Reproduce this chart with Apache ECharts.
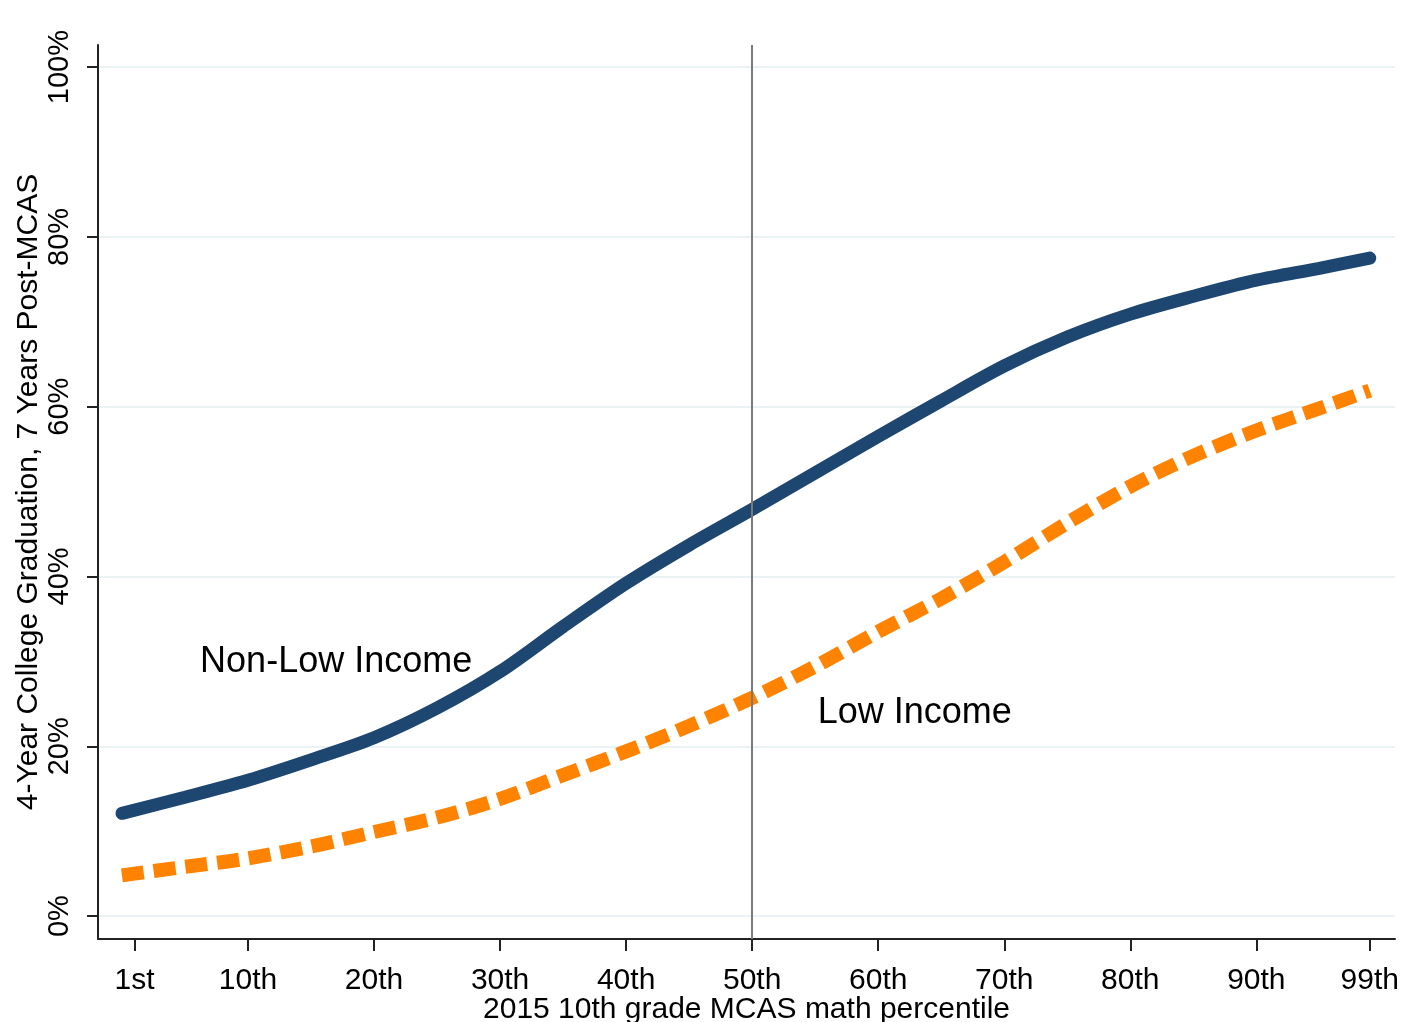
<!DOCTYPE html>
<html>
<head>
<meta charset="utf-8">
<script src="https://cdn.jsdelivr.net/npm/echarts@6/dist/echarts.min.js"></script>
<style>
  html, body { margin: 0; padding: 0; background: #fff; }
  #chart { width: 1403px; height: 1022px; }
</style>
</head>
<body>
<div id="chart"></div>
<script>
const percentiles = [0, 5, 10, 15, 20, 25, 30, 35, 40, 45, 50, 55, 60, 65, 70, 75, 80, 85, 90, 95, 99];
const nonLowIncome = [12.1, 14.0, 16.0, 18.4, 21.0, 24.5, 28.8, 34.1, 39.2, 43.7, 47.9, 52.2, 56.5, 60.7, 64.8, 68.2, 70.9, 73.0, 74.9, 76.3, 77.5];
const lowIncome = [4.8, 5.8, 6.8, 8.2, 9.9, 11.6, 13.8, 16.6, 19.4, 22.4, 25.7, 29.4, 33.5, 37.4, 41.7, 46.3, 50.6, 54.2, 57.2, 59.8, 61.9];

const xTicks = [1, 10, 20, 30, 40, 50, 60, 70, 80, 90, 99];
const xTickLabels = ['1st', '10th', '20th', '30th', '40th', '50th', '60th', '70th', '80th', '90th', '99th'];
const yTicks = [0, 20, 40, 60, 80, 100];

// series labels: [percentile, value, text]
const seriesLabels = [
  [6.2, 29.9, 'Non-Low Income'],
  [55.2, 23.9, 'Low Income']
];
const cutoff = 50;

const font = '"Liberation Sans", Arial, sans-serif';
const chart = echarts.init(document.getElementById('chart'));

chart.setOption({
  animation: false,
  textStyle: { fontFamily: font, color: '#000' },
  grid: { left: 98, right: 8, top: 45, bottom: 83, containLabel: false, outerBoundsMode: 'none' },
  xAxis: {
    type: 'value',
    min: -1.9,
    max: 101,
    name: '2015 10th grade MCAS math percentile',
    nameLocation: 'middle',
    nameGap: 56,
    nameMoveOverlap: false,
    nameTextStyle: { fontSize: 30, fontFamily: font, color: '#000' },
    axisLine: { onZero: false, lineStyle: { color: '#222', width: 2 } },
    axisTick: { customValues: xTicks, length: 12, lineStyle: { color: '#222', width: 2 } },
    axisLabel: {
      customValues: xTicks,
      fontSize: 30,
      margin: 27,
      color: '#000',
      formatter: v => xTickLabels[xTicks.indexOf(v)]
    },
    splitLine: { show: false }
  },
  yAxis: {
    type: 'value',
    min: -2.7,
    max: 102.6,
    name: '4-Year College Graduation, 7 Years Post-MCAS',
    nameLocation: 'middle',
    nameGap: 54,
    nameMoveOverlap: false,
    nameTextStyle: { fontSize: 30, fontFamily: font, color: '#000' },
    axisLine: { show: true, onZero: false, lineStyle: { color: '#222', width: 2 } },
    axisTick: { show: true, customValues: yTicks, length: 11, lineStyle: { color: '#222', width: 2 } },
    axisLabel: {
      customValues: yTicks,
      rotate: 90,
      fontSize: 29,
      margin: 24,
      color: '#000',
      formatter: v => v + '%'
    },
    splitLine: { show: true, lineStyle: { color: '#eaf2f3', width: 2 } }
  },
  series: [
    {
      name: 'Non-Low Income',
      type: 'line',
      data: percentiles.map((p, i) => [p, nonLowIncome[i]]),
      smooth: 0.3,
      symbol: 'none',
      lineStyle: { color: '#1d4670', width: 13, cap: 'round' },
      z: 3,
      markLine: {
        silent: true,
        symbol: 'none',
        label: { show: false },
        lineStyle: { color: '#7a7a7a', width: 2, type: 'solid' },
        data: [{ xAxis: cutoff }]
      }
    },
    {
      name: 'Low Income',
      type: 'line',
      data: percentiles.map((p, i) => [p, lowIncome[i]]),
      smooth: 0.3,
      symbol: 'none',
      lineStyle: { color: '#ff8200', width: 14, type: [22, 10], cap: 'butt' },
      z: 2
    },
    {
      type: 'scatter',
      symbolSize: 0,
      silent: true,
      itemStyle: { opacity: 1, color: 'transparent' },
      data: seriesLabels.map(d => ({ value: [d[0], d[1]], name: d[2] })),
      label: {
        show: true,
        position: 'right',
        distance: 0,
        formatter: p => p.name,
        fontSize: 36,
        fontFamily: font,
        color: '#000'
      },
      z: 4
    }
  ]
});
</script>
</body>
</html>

::::::::::

Your instructions: Copy the listing over exactly, skipping the pictures it holds.

Exercise solution:
Reproduce this chart with Apache ECharts.
<!DOCTYPE html>
<html>
<head>
<meta charset="utf-8">
<script src="https://cdn.jsdelivr.net/npm/echarts@6/dist/echarts.min.js"></script>
<style>
  html, body { margin: 0; padding: 0; background: #fff; }
  #chart { width: 1403px; height: 1022px; }
</style>
</head>
<body>
<div id="chart"></div>
<script>
const percentiles = [0, 5, 10, 15, 20, 25, 30, 35, 40, 45, 50, 55, 60, 65, 70, 75, 80, 85, 90, 95, 99];
const nonLowIncome = [12.1, 14.0, 16.0, 18.4, 21.0, 24.5, 28.8, 34.1, 39.2, 43.7, 47.9, 52.2, 56.5, 60.7, 64.8, 68.2, 70.9, 73.0, 74.9, 76.3, 77.5];
const lowIncome = [4.8, 5.8, 6.8, 8.2, 9.9, 11.6, 13.8, 16.6, 19.4, 22.4, 25.7, 29.4, 33.5, 37.4, 41.7, 46.3, 50.6, 54.2, 57.2, 59.8, 61.9];

const xTicks = [1, 10, 20, 30, 40, 50, 60, 70, 80, 90, 99];
const xTickLabels = ['1st', '10th', '20th', '30th', '40th', '50th', '60th', '70th', '80th', '90th', '99th'];
const yTicks = [0, 20, 40, 60, 80, 100];

// series labels: [percentile, value, text]
const seriesLabels = [
  [6.2, 29.9, 'Non-Low Income'],
  [55.2, 23.9, 'Low Income']
];
const cutoff = 50;

const font = '"Liberation Sans", Arial, sans-serif';
const chart = echarts.init(document.getElementById('chart'));

chart.setOption({
  animation: false,
  textStyle: { fontFamily: font, color: '#000' },
  grid: { left: 98, right: 8, top: 45, bottom: 83, containLabel: false, outerBoundsMode: 'none' },
  xAxis: {
    type: 'value',
    min: -1.9,
    max: 101,
    name: '2015 10th grade MCAS math percentile',
    nameLocation: 'middle',
    nameGap: 56,
    nameMoveOverlap: false,
    nameTextStyle: { fontSize: 30, fontFamily: font, color: '#000' },
    axisLine: { onZero: false, lineStyle: { color: '#222', width: 2 } },
    axisTick: { customValues: xTicks, length: 12, lineStyle: { color: '#222', width: 2 } },
    axisLabel: {
      customValues: xTicks,
      fontSize: 30,
      margin: 27,
      color: '#000',
      formatter: v => xTickLabels[xTicks.indexOf(v)]
    },
    splitLine: { show: false }
  },
  yAxis: {
    type: 'value',
    min: -2.7,
    max: 102.6,
    name: '4-Year College Graduation, 7 Years Post-MCAS',
    nameLocation: 'middle',
    nameGap: 54,
    nameMoveOverlap: false,
    nameTextStyle: { fontSize: 30, fontFamily: font, color: '#000' },
    axisLine: { show: true, onZero: false, lineStyle: { color: '#222', width: 2 } },
    axisTick: { show: true, customValues: yTicks, length: 11, lineStyle: { color: '#222', width: 2 } },
    axisLabel: {
      customValues: yTicks,
      rotate: 90,
      fontSize: 29,
      margin: 24,
      color: '#000',
      formatter: v => v + '%'
    },
    splitLine: { show: true, lineStyle: { color: '#eaf2f3', width: 2 } }
  },
  series: [
    {
      name: 'Non-Low Income',
      type: 'line',
      data: percentiles.map((p, i) => [p, nonLowIncome[i]]),
      smooth: 0.3,
      symbol: 'none',
      lineStyle: { color: '#1d4670', width: 13, cap: 'round' },
      z: 3,
      markLine: {
        silent: true,
        symbol: 'none',
        label: { show: false },
        lineStyle: { color: '#7a7a7a', width: 2, type: 'solid' },
        data: [{ xAxis: cutoff }]
      }
    },
    {
      name: 'Low Income',
      type: 'line',
      data: percentiles.map((p, i) => [p, lowIncome[i]]),
      smooth: 0.3,
      symbol: 'none',
      lineStyle: { color: '#ff8200', width: 14, type: [22, 10], cap: 'butt' },
      z: 2
    },
    {
      type: 'scatter',
      symbolSize: 0,
      silent: true,
      itemStyle: { opacity: 1, color: 'transparent' },
      data: seriesLabels.map(d => ({ value: [d[0], d[1]], name: d[2] })),
      label: {
        show: true,
        position: 'right',
        distance: 0,
        formatter: p => p.name,
        fontSize: 36,
        fontFamily: font,
        color: '#000'
      },
      z: 4
    }
  ]
});
</script>
</body>
</html>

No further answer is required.